Why they need to be free, why they need to run and climb and explore, why they need to play. Why the countries with the best educational results don't start formal learning until age 7. And how much our girls love their life, how much they laugh, and how much they learn, every single day.
So, how do we do it? We still practice an unschooling philosophy, but have begun a slightly more structured approach to our mornings some days of the week, at Lara's request. For her, predictability helps, and a systematic approach to maths or reading makes the teacher part of me feel better too!
We are magpies, taking elements from different philosophies of learning, such as Montessori, Charlotte Mason, Steiner Waldorf and Reggio Emilia. Creativity, free thinking, classical education, independent learning, these are the things that really matter and we do all of them every day. But those real life opportunities don't disappear, so our learning never stops.
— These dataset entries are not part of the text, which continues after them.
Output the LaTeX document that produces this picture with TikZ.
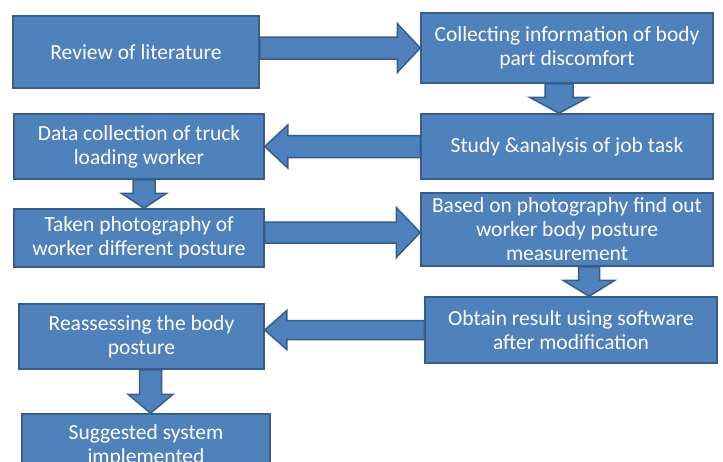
\documentclass[tikz,border=0pt]{standalone}
\usepackage{fontspec}
\setmainfont{Carlito}
\usetikzlibrary{calc}
\definecolor{boxblue}{HTML}{4F81BD}
\definecolor{boxline}{HTML}{385D8A}
\tikzset{
  stage/.style={draw=boxline, fill=boxblue, line width=1.5pt, text=white,
    align=center, inner sep=0pt},
  barrow/.style={draw=boxline, fill=boxblue, line width=1.5pt, line join=miter}
}
% block arrow: start, tip, half shaft, half head, head length
\newcommand{\blockarrow}[5]{%
  \coordinate (ba) at ($(#2)!#5!(#1)$);
  \draw[barrow] ($(#1)!#3!90:(#2)$) -- ($(ba)!#3!-90:(#1)$) -- ($(ba)!#4!-90:(#1)$)
    -- (#2) -- ($(ba)!#4!90:(#1)$) -- ($(ba)!#3!90:(#1)$) -- ($(#1)!#3!-90:(#2)$) -- cycle;}

\begin{document}
\begin{tikzpicture}[x=1pt, y=-1pt,
  every node/.style={font=\fontsize{21.5}{24}\selectfont}]
\path[use as bounding box] (0,0) rectangle (723,461);
\clip (0,0) rectangle (723,461);

\node[stage, minimum width=246, minimum height=72] (review) at (136,52) {Review of literature};
\node[stage, minimum width=292, minimum height=70] (collect) at (567,48) {Collecting information of body\\part discomfort};
\node[stage, minimum width=292, minimum height=65] (study) at (567,146.5) {Study \&analysis of job task};
\node[stage, minimum width=250, minimum height=65] (data) at (139,146.5) {Data collection of truck\\loading worker};
\node[stage, minimum width=250, minimum height=58] (photo) at (139,238) {Taken photography of\\worker different posture};
\node[stage, minimum width=292, minimum height=73] (based) at (567,229.5) {Based on photography find out\\worker body posture\\measurement};
\node[stage, minimum width=292, minimum height=66] (obtain) at (571,330) {Obtain result using software\\after modification};
\node[stage, minimum width=245, minimum height=65] (reassess) at (141.5,336.5) {Reassessing the body\\posture};
\node[stage, minimum width=248, minimum height=64] (suggest) at (146,446) {Suggested system\\implemented};

% arrows
\coordinate (a1) at (review.east |- collect.west);
\blockarrow{a1}{collect.west}{11pt}{24.5pt}{23pt}
\coordinate (a2) at ($(collect.south)+(-8,0)$);
\coordinate (a2t) at (a2 |- study.north);
\blockarrow{a2}{a2t}{14pt}{29.5pt}{16pt}
\coordinate (a3t) at (data.east |- study.west);
\blockarrow{study.west}{a3t}{11pt}{21.5pt}{23pt}
\coordinate (a4) at ($(data.south)+(5,0)$);
\coordinate (a4t) at (a4 |- photo.north);
\blockarrow{a4}{a4t}{11pt}{22.5pt}{15pt}
\coordinate (a5) at ($(photo.east)+(0,-5.5)$);
\coordinate (a5t) at (based.west |- a5);
\blockarrow{a5}{a5t}{10.5pt}{25pt}{24pt}
\coordinate (a6) at ($(based.south)+(22,0)$);
\coordinate (a6t) at (a6 |- obtain.north);
\blockarrow{a6}{a6t}{10.5pt}{26pt}{16pt}
\coordinate (a7t) at (reassess.east |- obtain.west);
\blockarrow{obtain.west}{a7t}{9.5pt}{19.5pt}{22pt}
\coordinate (a8) at ($(reassess.south)+(9,0)$);
\coordinate (a8t) at (a8 |- suggest.north);
\blockarrow{a8}{a8t}{11pt}{22.5pt}{19pt}
\end{tikzpicture}
\end{document}
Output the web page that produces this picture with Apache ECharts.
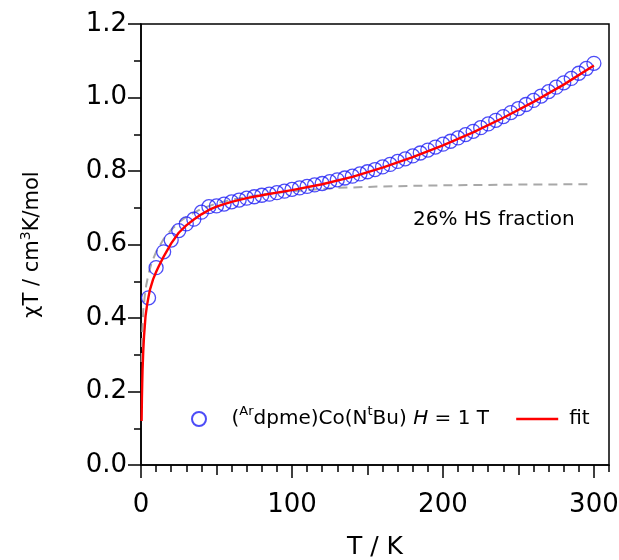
<!DOCTYPE html>
<html><head><meta charset="utf-8">
<script src="https://cdn.jsdelivr.net/npm/echarts@6/dist/echarts.min.js"></script>
<style>html,body{margin:0;padding:0;background:#fff}#c{width:619px;height:560px}</style>
</head><body><div id="c"></div>
<script>
// measured data (T in K, chiT in cm3 K/mol)
const dataT = [5,10,15,20,25,30,35,40,45,50,55,60,65,70,75,80,85,90,95,100,105,110,115,120,125,130,135,140,145,150,155,160,165,170,175,180,185,190,195,200,205,210,215,220,225,230,235,240,245,250,255,260,265,270,275,280,285,290,295,300];
const dataChiT = [0.455,0.537,0.580,0.612,0.638,0.656,0.669,0.688,0.703,0.705,0.710,0.716,0.721,0.726,0.730,0.734,0.737,0.741,0.745,0.750,0.754,0.758,0.762,0.766,0.771,0.776,0.781,0.786,0.792,0.798,0.804,0.811,0.818,0.826,0.833,0.841,0.849,0.857,0.865,0.873,0.881,0.890,0.899,0.908,0.918,0.928,0.938,0.948,0.959,0.970,0.981,0.992,1.004,1.016,1.028,1.040,1.052,1.066,1.079,1.093];
// fit curve
const fitT = [0.4,0.6,0.8,1,1.5,2,3,4,5,6,8,10,12,15,20,25,30,35,40,45,50,55,60,70,80,90,100,120,140,160,180,200,220,240,260,280,300];
const fitChiT = [0.12,0.18,0.22,0.255,0.31,0.35,0.405,0.435,0.458,0.478,0.505,0.525,0.543,0.567,0.603,0.632,0.652,0.668,0.682,0.694,0.703,0.710,0.716,0.726,0.734,0.741,0.748,0.764,0.784,0.809,0.838,0.870,0.905,0.945,0.988,1.035,1.087];
// 26% HS fraction curve
const hsT = [0.4,0.8,1.5,2.5,3.5,5,7,10,15,20,25,30,40,50,60,80,100,130,160,200,250,296];
const hsChiT = [0.28,0.36,0.42,0.46,0.49,0.52,0.55,0.58,0.615,0.64,0.66,0.675,0.697,0.712,0.722,0.736,0.745,0.754,0.758,0.761,0.763,0.764];
// ticks
const xLabelTicks = [0,100,200,300];
const xMidTicks = [0,50,100,150,200,250,300];
const yLabelTicks = [0,0.2,0.4,0.6,0.8,1.0,1.2];

const FONT = 'DejaVu Sans';
const zip = (a,b) => a.map((v,i)=>[v,b[i]]);
const chart = echarts.init(document.getElementById('c'), null, {renderer:'canvas'});
const blk = {color:'#000', width:1.5};
const baseX = {type:'value', min:0, max:310, position:'bottom', splitLine:{show:false}, axisLabel:{show:false}, axisLine:{show:false}};
chart.setOption({
  animation:false,
  backgroundColor:'#fff',
  grid:{left:141, right:10, top:24, bottom:95, containLabel:false, outerBoundsMode:'none',
        show:true, borderColor:'#000', borderWidth:1.5, backgroundColor:'transparent'},
  xAxis:[
    Object.assign({}, baseX, {interval:10, axisLine:{show:true, onZero:false, lineStyle:blk}, axisTick:{show:true, inside:false, length:7, lineStyle:blk}}),
    Object.assign({}, baseX, {interval:50, axisTick:{show:true, inside:false, length:10, lineStyle:blk, customValues:xMidTicks}}),
    Object.assign({}, baseX, {interval:100,
      axisTick:{show:true, inside:false, length:13, lineStyle:blk, customValues:xLabelTicks},
      axisLabel:{show:true, customValues:xLabelTicks, formatter:v=> xLabelTicks.includes(v)? String(v):'', fontSize:26, fontFamily:FONT, color:'#000', margin:27},
      name:'T / K', nameLocation:'middle', nameGap:70, nameTextStyle:{fontSize:25, fontFamily:FONT, color:'#000'}})
  ],
  yAxis:{type:'value', min:0, max:1.2, interval:0.2, splitLine:{show:false},
    axisLine:{show:true, onZero:false, lineStyle:blk},
    axisTick:{show:true, inside:false, length:13, lineStyle:blk},
    minorTick:{show:true, splitNumber:2, length:7, lineStyle:blk},
    minorSplitLine:{show:false},
    axisLabel:{fontSize:26, fontFamily:FONT, color:'#000', margin:14, formatter:v=>v.toFixed(1)},
    name:'{n|χT / cm}{s|3}{n|K/mol}', nameLocation:'middle', nameGap:94, nameRotate:90,
    nameTextStyle:{color:'#000', rich:{
      n:{fontSize:21, fontFamily:FONT, color:'#000', lineHeight:28},
      s:{fontSize:14, fontFamily:FONT, color:'#000', lineHeight:14, verticalAlign:'top'}}}
  },
  legend:[
    {data:['sample'], left:191, top:405, itemWidth:55, itemHeight:14, padding:0,
     formatter:()=>'{n|(}{s|Ar}{n|dpme)Co(N}{s|t}{n|Bu) }{i|H}{n| = 1 T}',
     textStyle:{rich:{
       n:{fontSize:20, fontFamily:FONT, color:'#000', lineHeight:28},
       i:{fontSize:20, fontFamily:FONT, color:'#000', lineHeight:28, fontStyle:'italic'},
       s:{fontSize:13, fontFamily:FONT, color:'#000', lineHeight:13, verticalAlign:'top'}}}},
    {data:['fit'], left:515, top:405, itemWidth:42, itemHeight:14, padding:0,
     itemStyle:{opacity:0, color:'transparent', borderWidth:0},
     lineStyle:{color:'#ff0000', width:2.4, opacity:1},
     textStyle:{fontSize:20, fontFamily:FONT, color:'#000', padding:[0,0,0,6], lineHeight:28}}
  ],
  graphic:[{type:'text', x:413, y:220, style:{text:'26% HS fraction', fontSize:20, fontFamily:FONT, fill:'#000', verticalAlign:'middle'}}],
  series:[
    {name:'26% HS fraction', type:'line', data:zip(hsT,hsChiT), symbol:'none', silent:true,
     lineStyle:{color:'#a8a8a8', width:2, type:[9,6]}, z:1},
    {name:'sample', type:'scatter', data:zip(dataT,dataChiT), symbol:'circle', symbolSize:14,
     itemStyle:{color:'transparent', borderColor:'#1f1ff5', borderWidth:1.3}, z:2},
    {name:'fit', type:'line', data:zip(fitT,fitChiT), symbol:'none', showSymbol:false,
     lineStyle:{color:'#ff0000', width:2.4}, itemStyle:{color:'#ff0000'}, z:3}
  ]
});
</script></body></html>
No week is ever the same, and we are out and about all the time. We have memberships coming out of our ears: National Trust, WWT, English Heritage, Royal Academy, RHS, Chiltern Open Air Museum, Merlin Pass, Weald & Downland Museum, not to mention all the free museums both locally and in London. I'm not sure how they'd ever fit everything in if they spent hours in school too!
As for the ubiquitous socialisation question, is anything more unnatural than being with 30 other people the same age as you while an adult tells you what to do? Does that happen in any other situation than education? Why can't a 6 year old be friends with a 4 year old and a 10 year old, kids her own age and more, a number of adults, and a lady in her 80s? Surely a broader experience will be beneficial in so many ways, emotionally, socially, educationally.
The final word should, perhaps, go to employers and universities who are crying out for home-educated children. Self-starters, they know how to research, they have a thirst for learning, and they bring a completely different skill set to children who have followed instructions in school for 12-14 years.